In fact,I would recommend biting the bullet and spending more for an even lighter bag of the same rating,something like the Riff. A warm and cozy sleeping bag is absolutely critical gear for outdoor experiences. You can save money on other items, but be sure you buy a good sleeping bag. Quality bags last forever. I bought my current bag in 1981. It has seen a lot of use..
take it back, get a quilt, if you don't like it, I'll buy you a beer...then take that back, the quilt, not the beer.
see, here's the deal, you compress the down when you lay on top of it, so it cannot provide the insulation/warmth, so one could surmise you aren't getting as much value from it.
Your bottom warmth needs to come via your pad.
And...quilts are ridiculously easy to turn over in, and that alone is worth the price of admission (In a bag you almost have to fully wake so you can turn over and still insure the loft is on top, not so with a quilt)
The only thing to bear in mind, is in extremely cold weather, say below 15F, it becomes problematic to keep the quilt tucked in around the sides, but those quilts usually come with some sort of straps to keep it tucked in around the pad.
Ok, so looked at the quilts and the sleeping bags and really saw a lot of zeal from folks on both sides of the fence. Ultimately though, ended up with the bag and it came in yesterday. The thing that drew me to the Nemo Temp was the 'relaxed spoon' shape. I'm not a small guy and I'm a side sleeper but I really like that cocoon feel that I get from a bag when I'm camping.

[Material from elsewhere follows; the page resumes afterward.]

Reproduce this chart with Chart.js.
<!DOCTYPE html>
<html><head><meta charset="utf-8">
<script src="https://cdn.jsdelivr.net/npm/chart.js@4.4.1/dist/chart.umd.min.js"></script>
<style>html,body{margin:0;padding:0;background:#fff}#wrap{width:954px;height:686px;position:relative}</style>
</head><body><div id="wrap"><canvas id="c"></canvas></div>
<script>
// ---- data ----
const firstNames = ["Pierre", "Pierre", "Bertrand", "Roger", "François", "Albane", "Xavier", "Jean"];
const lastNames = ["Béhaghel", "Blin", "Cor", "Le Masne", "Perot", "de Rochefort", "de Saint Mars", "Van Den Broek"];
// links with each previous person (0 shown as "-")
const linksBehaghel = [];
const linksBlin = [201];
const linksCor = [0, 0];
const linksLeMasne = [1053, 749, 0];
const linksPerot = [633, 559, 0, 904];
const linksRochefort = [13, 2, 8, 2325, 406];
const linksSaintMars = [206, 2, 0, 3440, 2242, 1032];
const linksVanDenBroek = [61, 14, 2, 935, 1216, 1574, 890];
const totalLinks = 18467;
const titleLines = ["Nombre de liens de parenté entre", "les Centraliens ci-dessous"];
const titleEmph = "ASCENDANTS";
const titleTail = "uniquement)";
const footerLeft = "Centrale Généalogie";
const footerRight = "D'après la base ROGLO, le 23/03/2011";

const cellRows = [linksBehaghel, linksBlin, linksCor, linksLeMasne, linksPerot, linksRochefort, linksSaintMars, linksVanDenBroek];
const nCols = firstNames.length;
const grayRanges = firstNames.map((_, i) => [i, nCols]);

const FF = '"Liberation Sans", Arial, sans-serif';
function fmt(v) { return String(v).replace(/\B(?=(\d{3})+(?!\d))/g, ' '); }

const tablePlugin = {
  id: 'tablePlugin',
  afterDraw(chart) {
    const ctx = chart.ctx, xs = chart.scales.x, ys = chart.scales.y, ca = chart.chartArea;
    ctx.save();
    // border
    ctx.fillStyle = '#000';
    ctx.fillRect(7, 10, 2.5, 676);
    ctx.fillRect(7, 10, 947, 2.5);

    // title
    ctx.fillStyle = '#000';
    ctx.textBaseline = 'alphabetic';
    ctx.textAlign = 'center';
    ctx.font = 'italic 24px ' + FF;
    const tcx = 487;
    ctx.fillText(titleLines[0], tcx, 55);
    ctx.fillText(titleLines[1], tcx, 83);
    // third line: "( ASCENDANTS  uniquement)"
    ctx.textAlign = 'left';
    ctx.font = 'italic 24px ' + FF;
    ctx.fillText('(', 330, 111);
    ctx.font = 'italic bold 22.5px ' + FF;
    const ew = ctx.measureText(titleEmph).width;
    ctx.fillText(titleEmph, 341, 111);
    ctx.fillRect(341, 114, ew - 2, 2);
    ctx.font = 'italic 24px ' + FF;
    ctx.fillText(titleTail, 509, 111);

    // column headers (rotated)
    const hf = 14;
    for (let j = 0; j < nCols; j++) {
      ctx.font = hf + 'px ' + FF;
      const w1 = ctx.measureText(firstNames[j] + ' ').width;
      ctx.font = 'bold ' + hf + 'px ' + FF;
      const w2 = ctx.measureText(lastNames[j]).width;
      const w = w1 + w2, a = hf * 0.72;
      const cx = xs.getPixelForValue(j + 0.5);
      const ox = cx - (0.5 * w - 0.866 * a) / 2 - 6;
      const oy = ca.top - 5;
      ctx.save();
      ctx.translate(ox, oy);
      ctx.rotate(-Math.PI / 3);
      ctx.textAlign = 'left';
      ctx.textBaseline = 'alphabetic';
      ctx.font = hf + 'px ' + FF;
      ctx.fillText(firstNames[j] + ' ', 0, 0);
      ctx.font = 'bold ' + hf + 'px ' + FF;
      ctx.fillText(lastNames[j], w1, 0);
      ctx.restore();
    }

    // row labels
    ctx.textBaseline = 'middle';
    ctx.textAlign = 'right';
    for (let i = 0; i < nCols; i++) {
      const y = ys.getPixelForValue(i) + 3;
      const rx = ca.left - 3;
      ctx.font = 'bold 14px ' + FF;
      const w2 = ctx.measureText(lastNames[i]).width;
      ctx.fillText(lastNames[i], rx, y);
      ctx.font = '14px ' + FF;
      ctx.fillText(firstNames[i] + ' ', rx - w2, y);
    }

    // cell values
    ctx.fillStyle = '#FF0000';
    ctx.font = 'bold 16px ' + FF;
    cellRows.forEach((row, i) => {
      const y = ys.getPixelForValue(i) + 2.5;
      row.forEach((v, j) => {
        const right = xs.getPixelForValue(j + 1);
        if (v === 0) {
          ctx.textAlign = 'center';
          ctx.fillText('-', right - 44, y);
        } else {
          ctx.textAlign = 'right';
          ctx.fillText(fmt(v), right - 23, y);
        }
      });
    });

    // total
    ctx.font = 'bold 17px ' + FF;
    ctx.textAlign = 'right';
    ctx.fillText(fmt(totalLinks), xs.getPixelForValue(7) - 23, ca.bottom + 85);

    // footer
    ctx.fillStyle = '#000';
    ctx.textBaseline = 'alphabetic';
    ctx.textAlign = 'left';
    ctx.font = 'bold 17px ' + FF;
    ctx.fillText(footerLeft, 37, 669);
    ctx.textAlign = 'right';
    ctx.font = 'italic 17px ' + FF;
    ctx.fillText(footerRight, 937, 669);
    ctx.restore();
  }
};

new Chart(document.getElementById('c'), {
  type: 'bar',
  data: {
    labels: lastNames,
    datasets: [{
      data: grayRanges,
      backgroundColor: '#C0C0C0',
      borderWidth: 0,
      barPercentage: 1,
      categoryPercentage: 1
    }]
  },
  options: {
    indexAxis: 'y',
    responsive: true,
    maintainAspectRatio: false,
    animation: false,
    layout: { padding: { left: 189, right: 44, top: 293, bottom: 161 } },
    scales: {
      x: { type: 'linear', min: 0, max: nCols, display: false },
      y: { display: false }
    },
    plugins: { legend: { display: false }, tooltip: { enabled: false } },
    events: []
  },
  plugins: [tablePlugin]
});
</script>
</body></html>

All of that said, it sounds like you're offering my favorite kind of beer (free 🙂 ) so, if my explanation of why I went with a bag -vs- a quilt gets me any credit, I'll definitely take you up on the beer 🙂
Does the sleeping bag fit in the bag compartment on your back pack. I just bought a Gregory Zulu 55 and Nemo forte 20. The sleeping bag simply won't fit in the bottom compartment, so I tried removing the divider and putting it in vertically. It took up about half (maybe more) of my backpack. I'm thinking either the back or pack has to be exchanged.